Proactive Judicial Activism
May 23, 2005
In my daily perusal of the news, I caught two items that illustrate, quite clearly, how liberals view the role of the judiciary, thus revealing, in stark terms, how critically important is the battle over the judicial filibuster.
First, I read about a commencement speech at Brandeis University by the Massachusetts Supreme Judicial Court justice who authored the opinion declaring same-sex marriage legal in Massachusetts. Newsmax.com reported that Justice Margaret Marshall said, “Our courts function as a pressure valve to defuse political and social tension.” Marshall equated criticism of “judicial activism” to a challenge to judicial independence and an effort “to skew public debate or to intimidate judges.”
Where do you suppose Marshall came up with the idea that courts serve as pressure valves? Of course we resolve legal disputes in trial courts, but that’s hardly what the justice meant by defusing social and political tension. Where in the Constitution — federal or State of Massachusetts — did this lady divine the notion that appellate courts are to take it upon themselves to set policy?

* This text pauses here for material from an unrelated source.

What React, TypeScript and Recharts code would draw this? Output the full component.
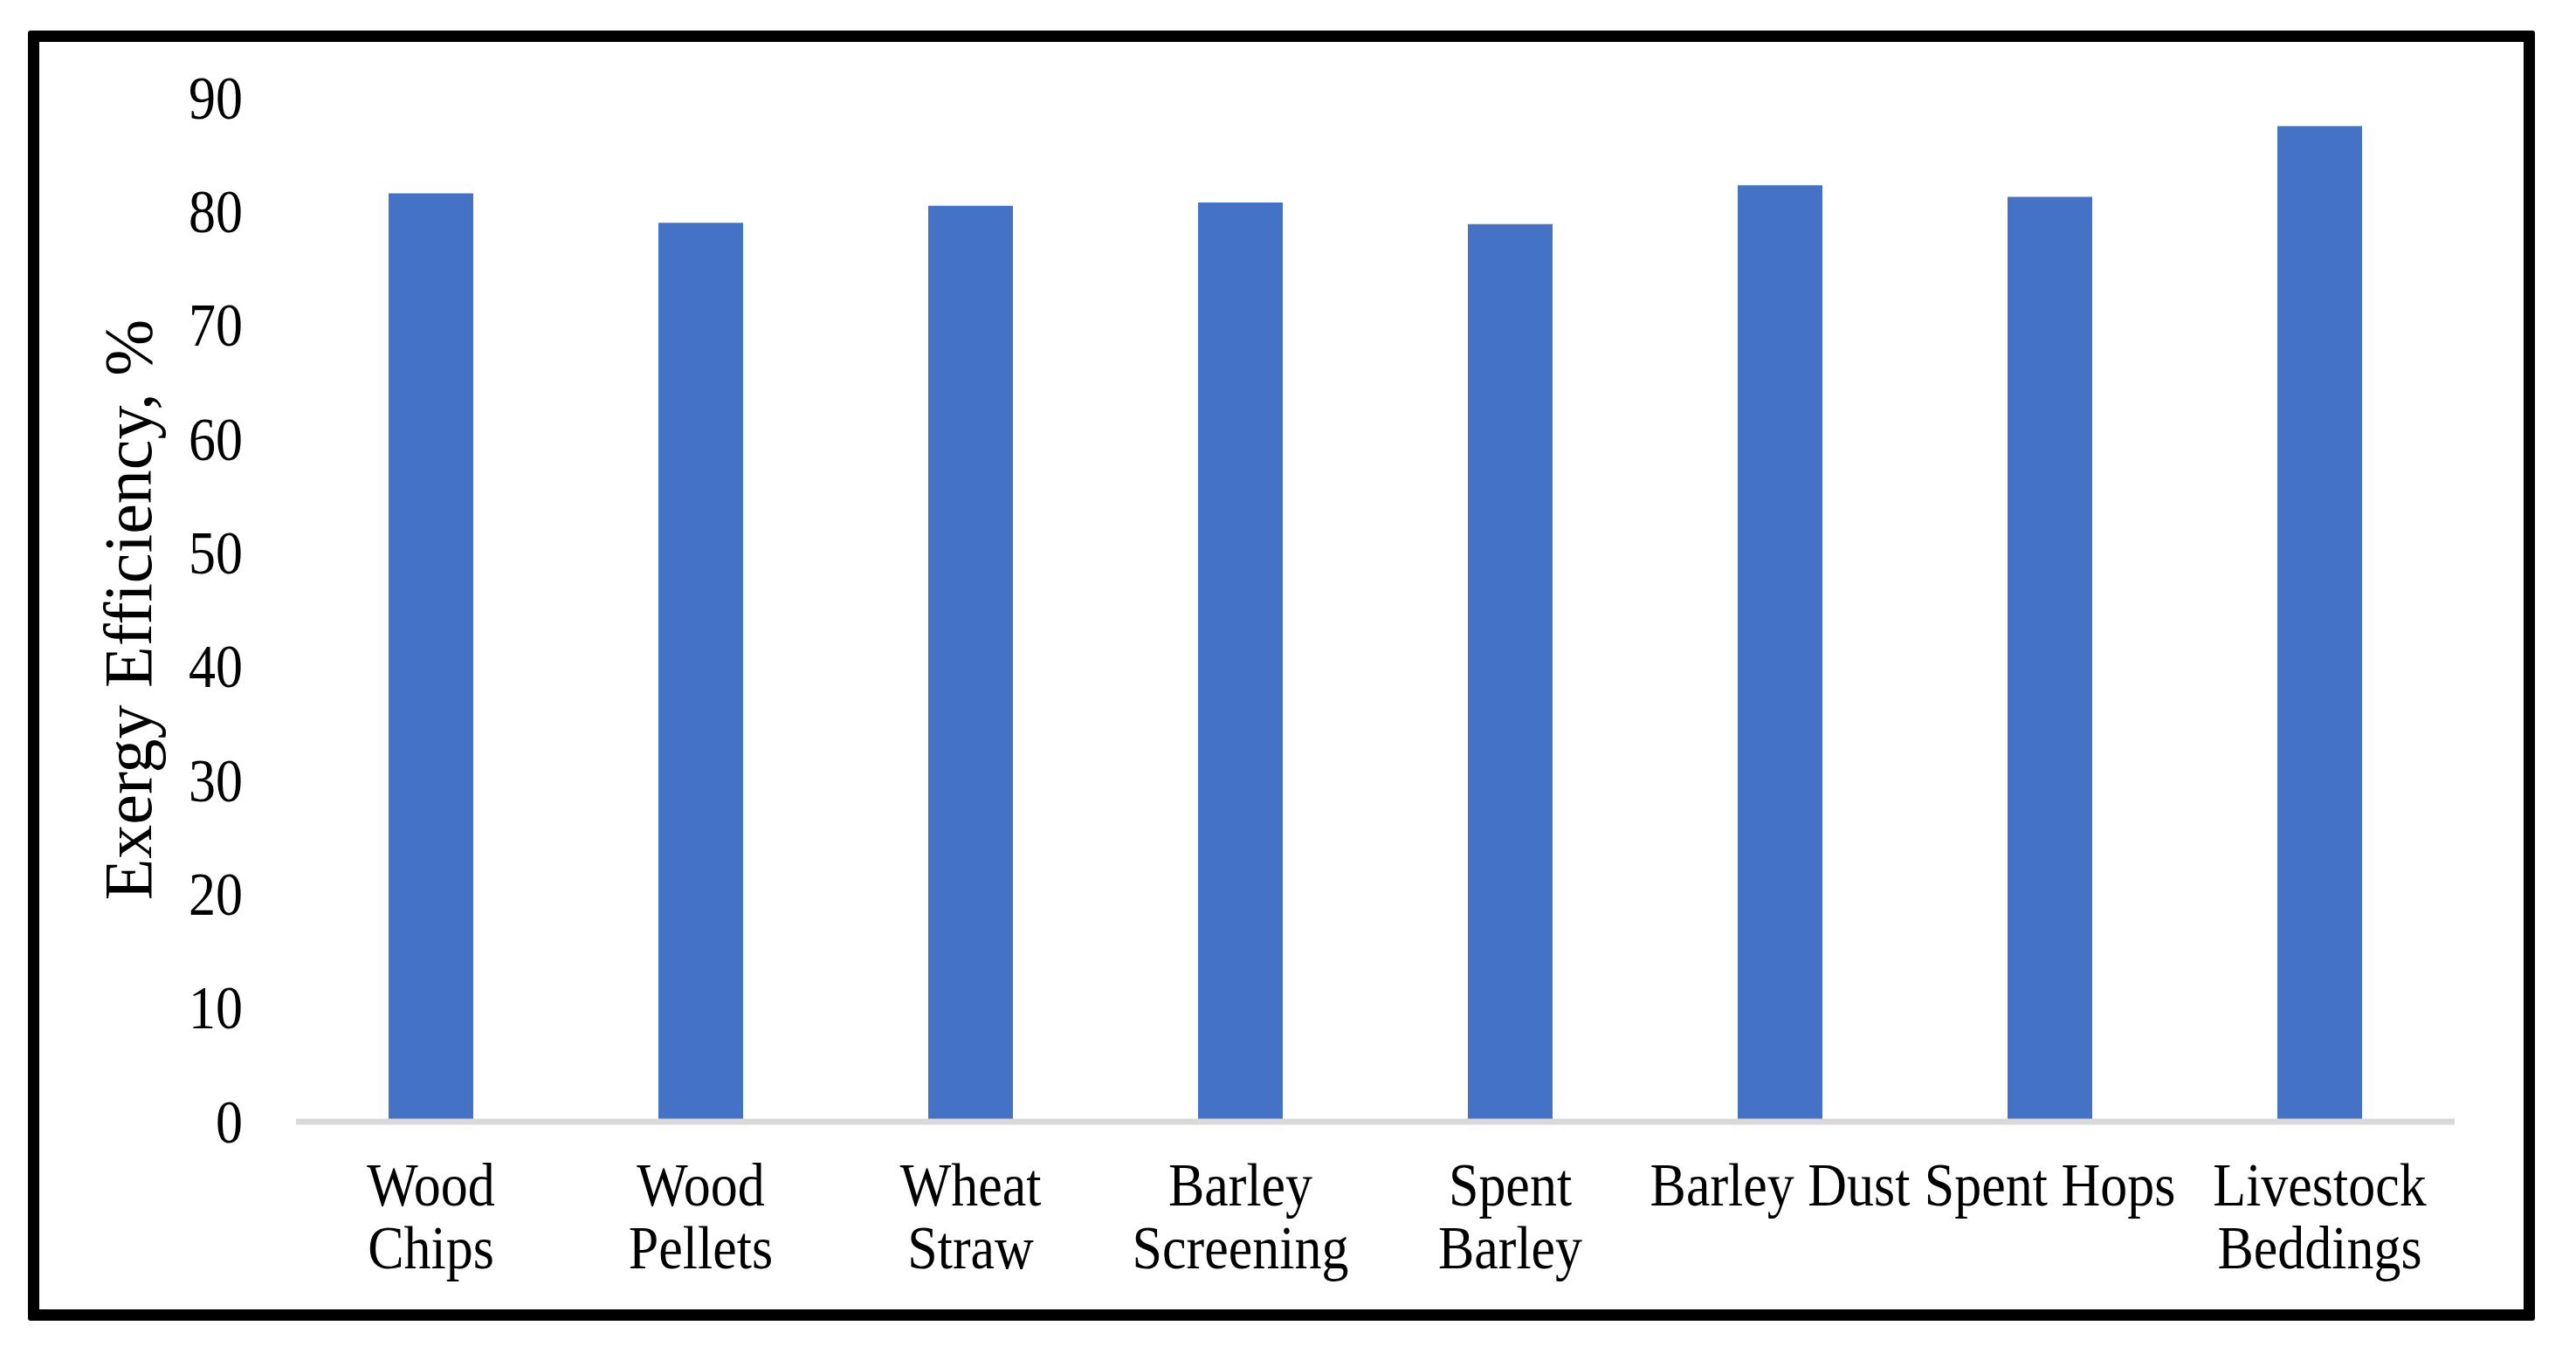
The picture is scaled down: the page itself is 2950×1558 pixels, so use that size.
import React from 'react'
import { BarChart, Bar, XAxis, YAxis } from 'recharts'

const categories = [
  'Wood Chips', 'Wood Pellets', 'Wheat Straw', 'Barley Screening',
  'Spent Barley', 'Barley Dust', 'Spent Hops', 'Livestock Beddings',
]
const tickLines = [
  ['Wood', 'Chips'], ['Wood', 'Pellets'], ['Wheat', 'Straw'], ['Barley', 'Screening'],
  ['Spent', 'Barley'], ['Barley Dust'], ['Spent Hops'], ['Livestock', 'Beddings'],
]
const exergy = [81.6, 79.0, 80.5, 80.8, 78.9, 82.3, 81.3, 87.5]
const yTicks = [0, 10, 20, 30, 40, 50, 60, 70, 80, 90]

const rows = categories.map((name, i) => ({ name, value: exergy[i] }))

const FONT = '"Liberation Serif", "Times New Roman", serif'
// the source image is slightly stretched vertically, so text is too
const STRETCH = 1.12

function XTick({ x, y, index }: any) {
  const lines = tickLines[index] ?? []
  return (
    <g transform={`translate(${x},${y}) scale(1,${STRETCH})`}>
      {lines.map((l, i) => (
        <text key={i} x={0} y={(96 + i * 72) / STRETCH} textAnchor="middle" fontSize={62} fontFamily={FONT} fill="#000">
          {l}
        </text>
      ))}
    </g>
  )
}

function YTick({ x, y, payload }: any) {
  return (
    <g transform={`translate(${x},${y}) scale(1,${STRETCH})`}>
      <text x={0} y={0} dy="0.34em" textAnchor="end" fontSize={62} fontFamily={FONT} fill="#000">
        {payload.value}
      </text>
    </g>
  )
}

function YTitle({ viewBox }: any) {
  const cx = 146
  const cy = viewBox.y + viewBox.height / 2
  return (
    <text x={cx} y={cy} transform={`rotate(-90 ${cx} ${cy})`} textAnchor="middle"
      dominantBaseline="central" fontSize={78} fontFamily={FONT} fill="#000">
      Exergy Efficiency, %
    </text>
  )
}

export default function App() {
  return (
    <div style={{ position: 'absolute', left: 0, top: 0, width: 2950, height: 1558, background: '#fff' }}>
      <div style={{
        position: 'absolute', left: 32, top: 35, width: 2871, height: 1478,
        border: '13px solid #000', boxSizing: 'border-box', borderRadius: 3,
      }} />
      <BarChart width={2950} height={1558} data={rows}
        margin={{ top: 112, right: 139, bottom: 73, left: 139 }}>
        <XAxis dataKey="name" interval={0} height={200} tickLine={false} tickSize={0} tickMargin={0}
          axisLine={{ stroke: '#d9d9d9', strokeWidth: 7 }} tick={<XTick />} />
        <YAxis width={200} domain={[0, 90]} ticks={yTicks} axisLine={false} tickLine={false}
          tickSize={6} tickMargin={55} tick={<YTick />}
          label={{ content: (p: any) => <YTitle {...p} /> }} />
        <Bar dataKey="value" fill="#4472C4" barSize={97} isAnimationActive={false} />
      </BarChart>
    </div>
  )
}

But here she is, consistent with her same-sex marriage decision, publicly defending the prerogative of the judiciary to make law and implement a policy agenda. Worse, she’s employing the tactic recently adopted by the Left of accusing opponents of judicial activism of intimidation when they denounce judges who engage in the practice. It’s another perfect example of accusing the other side of doing precisely what you are attempting: intimidation.
When its guard is down, the Left openly admits it philosophically supports judicial activism as a means to the end of establishing policy. Having resigned itself to the unlikelihood of achieving its goals through the legislative process, the Left doesn’t even bother to explain how it can reconcile the courts assuming a law-making role.
That’s why there is no moral equivalence between conservatives opposing activist judges and liberals opposing originalist judges. Even if Republicans had obstructed President Clinton’s appellate court appointments to the degree Democrats have blocked President Bush’s, which is not the case, we’re talking apples and oranges, because most such Clinton appointees believe, as a matter of their judicial philosophy, that it’s acceptable for courts to make law. If all judges honored the courts’ proper constitutional role, the subject of their “conservatism” or “liberalism” would be largely irrelevant, because they would relegate themselves to interpreting the law, rather than making policy — conservative or liberal.
I truly don’t know of any “conservative” judges who believe in judicial activism. The fact that liberals say originalist judges are merely activist judges with a conservative bent doesn’t make it so. But it certainly serves to muck up the issue and create the false perception of a moral equivalence — something the Left has refined to an art form.
Not that it’s needed, but I found further proof of the Left’s willingness to conspicuously embrace judicial activism, in reviewing the transcript of Democratic National Committee Chairman Howard Dean’s appearance on NBC’s “Meet the Press.”
As DNC chairman, Dean speaks for the party. Right out of the box Sunday, in response to a question about the potential significance of the anticipated Republican decision to invoke the constitutional option to outlaw filibusters for judicial nominees, Dean said “… 48 percent of us didn’t vote for President Bush, but we still have some say in shaping the agenda of the country.”
This quote immediately reveals two things about Dean’s (and the Left’s) mindset concerning the judicial appointment issue. First, as I correctly asserted in a very recent column, Democrats seem to think they are entitled, as a minority party, to have their own judges appointed in proportion to the popular vote percentage their losing candidate (John Kerry) received in the election. Based on Dean’s rants and other things I’ve read, I don’t think I’m drawing an extreme inference.
More importantly, Dean, like Justice Marshall and, presumably, the lion’s share of Democrat congressmen, makes no bones about admitting that he views the role of appellate judges as including policy making (agenda-shaping). If there were any doubt about Dean’s meaning, he added a few minutes later (still in reference to the judicial appointment issue), “This is the last opportunity the Democrats have to say anything about public policy” considering that “one party is pretty well in charge in Washington.”
In other words, Democrat congressmen should utilize the filibuster to reject originalist judges appointed by Republican presidents, no matter how qualified and honorable.
Democrats have done a good job snowing people into believing this judicial fight is purely one of partisan political rancor, but it is much more than that, from their perspective. It’s a last ditch, desperation effort to hold on to the judiciary as a policy-making vehicle.
All of the foregoing underscores why the breaking news — that Senate Republicans have once again caved by entering into a “bipartisan” compromise with Democrats to avert the constitutional option and undermine President Bush and his judicial appointment power — is exceptionally troubling.